Most of Sallisaw’s departments are probably at level 2 or 3. A reasonable goal would be to raise all departments to level three within one year of starting. The benefits would be efficiency, which would allow human resources (FTE headcount) to be reallocated to areas most in need.
Starting a process maturity effort would be a first-100-day effort.
Process Maturity
Level 1 – Undefined
This is when processes are currently manual and undefined.
Level 2 – Institutional Knowledge
This is when the knowledge of “how to do things” is held by individuals, and there is limited documentation available.
Level 3 – Documented
This is when processes are documented but still with varying levels of understanding.
Level 4 – Documented and Outcome Oriented
This is when departmental and operational processes are aligned with customer expectations and business outcomes.
Level 5 – Proactively Managed
This is when the City Government’s processes are well understood, documented, and managed proactively across the organization.
Organizational Maturity
Level 1 – Silos
This is when an organization is made of functional hierarchy and silos.
Level 2 – Some Experts
This is when there are a few recognized people who are experts in an area.
Level 3 – Designated Accountability
This is when there is clarity in process ownership – that is, clarity of accountability.
Level 4 – Process–Goal Alignment
This is when all of the main (core) processes are aligned and in-sync with organization goals.
Level 5 – Process-Organization Alignment
This is when the organizational structure alignes around core processes.
Performance Maturity
Level 1 – Performance manual & inefficient
Processes are currently manual and inefficient.
Level 2 – Few areas of optimization
Process optimization is focused within specific areas across the organization.

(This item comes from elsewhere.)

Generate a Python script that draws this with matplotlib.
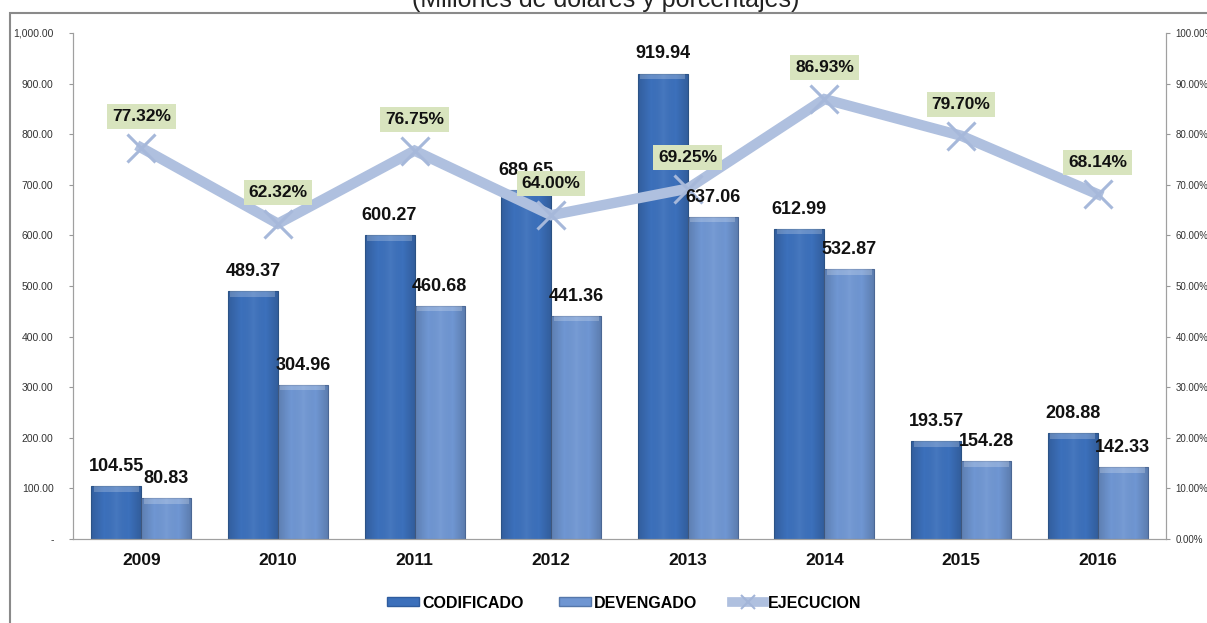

Level 3 – End-to-end improvements made
Improvement efforts are geared towards end-to-end process enhancement.
Level 4 – Processes positively impact performance
Processes have a significant impact on organizational performance.
Level 5 – Processes optimized and adapt to circumstances
Processes are optimized and are considered a competitive advantage by the organization.
KPI Maturity (Key Performance Indicators)
Level 1 – Tasks performed
Task-oriented KPIs.
Level 2 – Qualitative KPI
Initiative process KPIs are tracked intuitively and qualitatively.
Level 3 – Organization-wide
Process KPIs are implemented across the organization.
Level 4 – Quantitative and integral
KPIs and measurement is an integral part of the management processes.
Level 5 – Performance culture
Performance measurement is ingrained in the culture, facilitating continuous improvement.
Training Maturity
Level 1 – Nonexistant
Level 2 – Awareness & limited tools
Awareness of skills and gaps, limited tools and methodologies in place.
Level 3 – Defined process training program
Level 4 – Broad-based process training in place
Level 5 – Process excellence culture
Process excellence is intentionally integrated into the culture.
Modeling Maturity
Level 1 – Paper
Level 2 – Basic
Basic documentation tools.
Level 3 – Centers of Excellence
Level 4 – Rule Management
Level 5 – Real Time
Systems and structures are in place to adjust processes in real time.